A year ago in the Japan Pacific League, Otani went 10-4 with a 1.86 ERA, striking out 174 in 140 innings of work. He tossed four complete games, averaged 11.2 strikeouts per nine innings, and walked just 45 batters. Per Passan, one scout has called Otani "one of the five best pitchers in the world."

If that wasn't enough, Otani slashed .322/.416/.588 with 22 home runs, 67 RBI, 18 doubles, 65 runs and seven stolen bases on the other side of the ball.

Otani's immense talents will make his inversely minuscule salary in MLB one of professional sports' rare anomalies, where a superstar athlete is willing to forego big bucks in lieu of a chance to play against the best in the world. In America, he'll have that opportunity.

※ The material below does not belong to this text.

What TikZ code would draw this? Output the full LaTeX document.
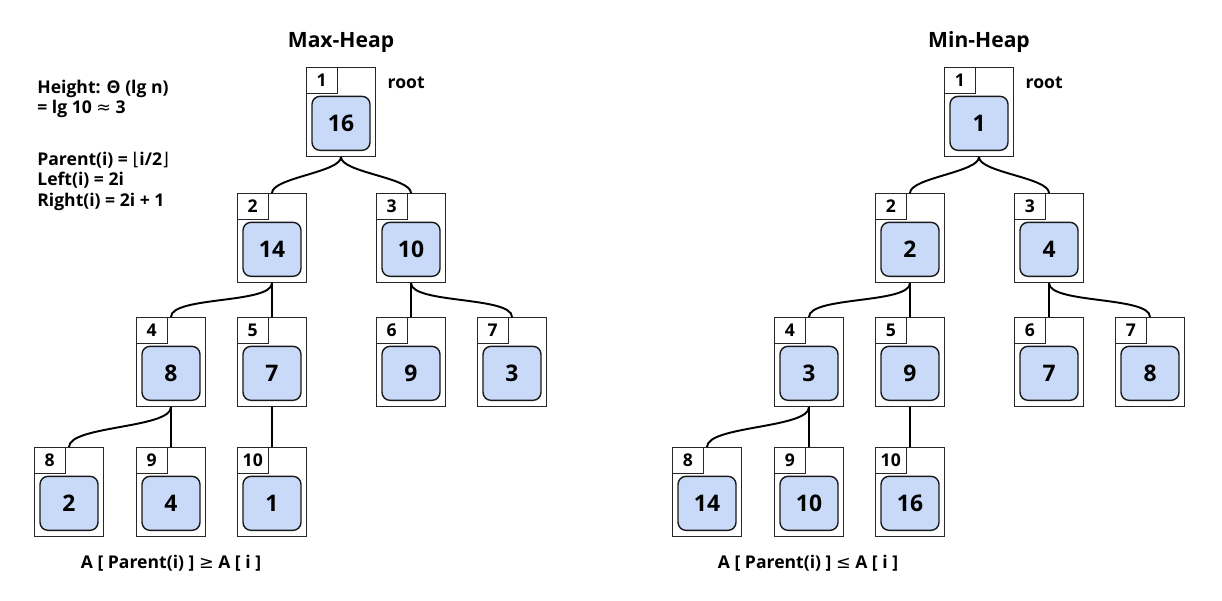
\documentclass[tikz,border=0pt]{standalone}
\usepackage{fontspec}
\setmainfont{Open Sans}
\newfontfamily\symfont{DejaVu Sans}
\usepackage{xcolor}
\definecolor{keyblue}{HTML}{C9DAF8}
\usetikzlibrary{positioning}
\tikzset{heapbox/.style={draw=black!85, line width=0.6pt, minimum width=1.39cm, minimum height=1.78cm, inner sep=0pt},
         idx/.style={anchor=north west, draw=black!85, line width=0.6pt, fill=white, minimum width=0.62cm, minimum height=0.52cm, inner sep=0pt, font=\fontsize{10}{12}\selectfont\bfseries},
         val/.style={anchor=south, yshift=0.12cm, draw=black!90, line width=0.8pt, fill=keyblue, rounded corners=0.16cm, minimum width=1.16cm, minimum height=1.08cm, inner sep=0pt, font=\fontsize{13}{15}\selectfont\bfseries},
         link/.style={line width=1.1pt, out=-90, in=90, looseness=0.5},
         note/.style={align=left, inner sep=0pt, font=\fontsize{10}{11.5}\selectfont\bfseries},
         heading/.style={inner sep=0pt, font=\fontsize{12}{14}\selectfont\bfseries}
        }

\begin{document}
\begin{tikzpicture}[x=0.02cm, y=-0.02cm]
    \useasboundingbox (0,0) rectangle (1222,600);

    \node[heading] (maxtitle) at (341,42) {Max-Heap};
    \node[heading] (mintitle) at (979,42) {Min-Heap};

    \node[note, anchor=north west] (heightnote) at (37,80) {Height: Θ (lg n)\\= lg 10 {\symfont\mdseries≈} 3};
    \node[note, anchor=north west] (indexnote) at (37,152) {Parent(i) = {\symfont\mdseries⌊}i/2{\symfont\mdseries⌋}\\Left(i) = 2i\\Right(i) = 2i + 1};

    \node[heapbox, label={[idx]north west:1}, label={[val]south:16}] (a1) at (341,112) {};
    \node[heapbox, label={[idx]north west:2}, label={[val]south:14}] (a2) at (272,238) {};
    \node[heapbox, label={[idx]north west:3}, label={[val]south:10}] (a3) at (411,238) {};
    \node[heapbox, label={[idx]north west:4}, label={[val]south:8}] (a4) at (171,362) {};
    \node[heapbox, label={[idx]north west:5}, label={[val]south:7}] (a5) at (272,362) {};
    \node[heapbox, label={[idx]north west:6}, label={[val]south:9}] (a6) at (411,362) {};
    \node[heapbox, label={[idx]north west:7}, label={[val]south:3}] (a7) at (512,362) {};
    \node[heapbox, label={[idx]north west:8}, label={[val]south:2}] (a8) at (69,492) {};
    \node[heapbox, label={[idx]north west:9}, label={[val]south:4}] (a9) at (171,492) {};
    \node[heapbox, label={[idx]north west:10}, label={[val]south:1}] (a10) at (272,492) {};

    \node[note, below right = 0.2cm and 0.22cm of a1.north east] (roota) {root};
    \node[note] (rulea) at (171,563) {A [ Parent(i) ] {\symfont\mdseries≥} A [ i ]};

    \draw[link] (a1.south) to (a2.north);
    \draw[link] (a1.south) to (a3.north);
    \draw[link] (a2.south) to (a4.north);
    \draw[link] (a2.south) to (a5.north);
    \draw[link] (a3.south) to (a6.north);
    \draw[link] (a3.south) to (a7.north);
    \draw[link] (a4.south) to (a8.north);
    \draw[link] (a4.south) to (a9.north);
    \draw[link] (a5.south) to (a10.north);

    \node[heapbox, label={[idx]north west:1}, label={[val]south:1}] (b1) at (979,112) {};
    \node[heapbox, label={[idx]north west:2}, label={[val]south:2}] (b2) at (910,238) {};
    \node[heapbox, label={[idx]north west:3}, label={[val]south:4}] (b3) at (1049,238) {};
    \node[heapbox, label={[idx]north west:4}, label={[val]south:3}] (b4) at (809,362) {};
    \node[heapbox, label={[idx]north west:5}, label={[val]south:9}] (b5) at (910,362) {};
    \node[heapbox, label={[idx]north west:6}, label={[val]south:7}] (b6) at (1049,362) {};
    \node[heapbox, label={[idx]north west:7}, label={[val]south:8}] (b7) at (1150,362) {};
    \node[heapbox, label={[idx]north west:8}, label={[val]south:14}] (b8) at (707,492) {};
    \node[heapbox, label={[idx]north west:9}, label={[val]south:10}] (b9) at (809,492) {};
    \node[heapbox, label={[idx]north west:10}, label={[val]south:16}] (b10) at (910,492) {};

    \node[note, below right = 0.2cm and 0.22cm of b1.north east] (rootb) {root};
    \node[note] (ruleb) at (808,563) {A [ Parent(i) ] {\symfont\mdseries≤} A [ i ]};

    \draw[link] (b1.south) to (b2.north);
    \draw[link] (b1.south) to (b3.north);
    \draw[link] (b2.south) to (b4.north);
    \draw[link] (b2.south) to (b5.north);
    \draw[link] (b3.south) to (b6.north);
    \draw[link] (b3.south) to (b7.north);
    \draw[link] (b4.south) to (b8.north);
    \draw[link] (b4.south) to (b9.north);
    \draw[link] (b5.south) to (b10.north);

\end{tikzpicture}
\end{document}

Though every MLB club's proverbial mouth waters at the prospect of a two-way stud like Otani joining their team, the Yankees have long been linked to the young sensation, but the posting process necessary to bring Otani to the Majors still has to play out.

As Passan explains: 

"First, the league and Nippon Professional Baseball need to agree on a new posting system, according to sources. While the current version caps the posting fee paid to the Japanese team at $20 million, the sides continue to negotiate new terms and are expected to settle on a new deal before November, sources said. The fee is likely to remain flat, allowing Otani to shop for his preferred team, as opposed to the past, when it was part of a blind bidding and handcuffed the player to the major league team that bid the most.

Once Nippon Ham posts Otani - something to which they've agreed already, according to the Japanese reports - he will have a window during which he can choose his new team. The international money will be treated as a signing bonus, and Otani ... will sign a minor league contract."

The young slugger/ace will soon have the luxury of hand-picking the MLB team he wishes to play for, and the Yankees will do everything in their power to sell Otani, one of the most sought-after free agents in years, on the merits of Bronx baseball.

Many suspect Otani will choose an American League club to take advantage of serving as a designated hitter on days in which he doesn't pitch, but the Dodgers, Cubs and Padres have all worked tirelessly with their scouting departments to try and get a competitive edge in signing him.

Baseball's free agency window is never short on unexpected twists, turns and surprises, but the arrival of Otani is sure to bring an entirely different level of intrigue to the process as MLB's 30 clubs scramble to court a player that could potentially be a franchise-altering talent.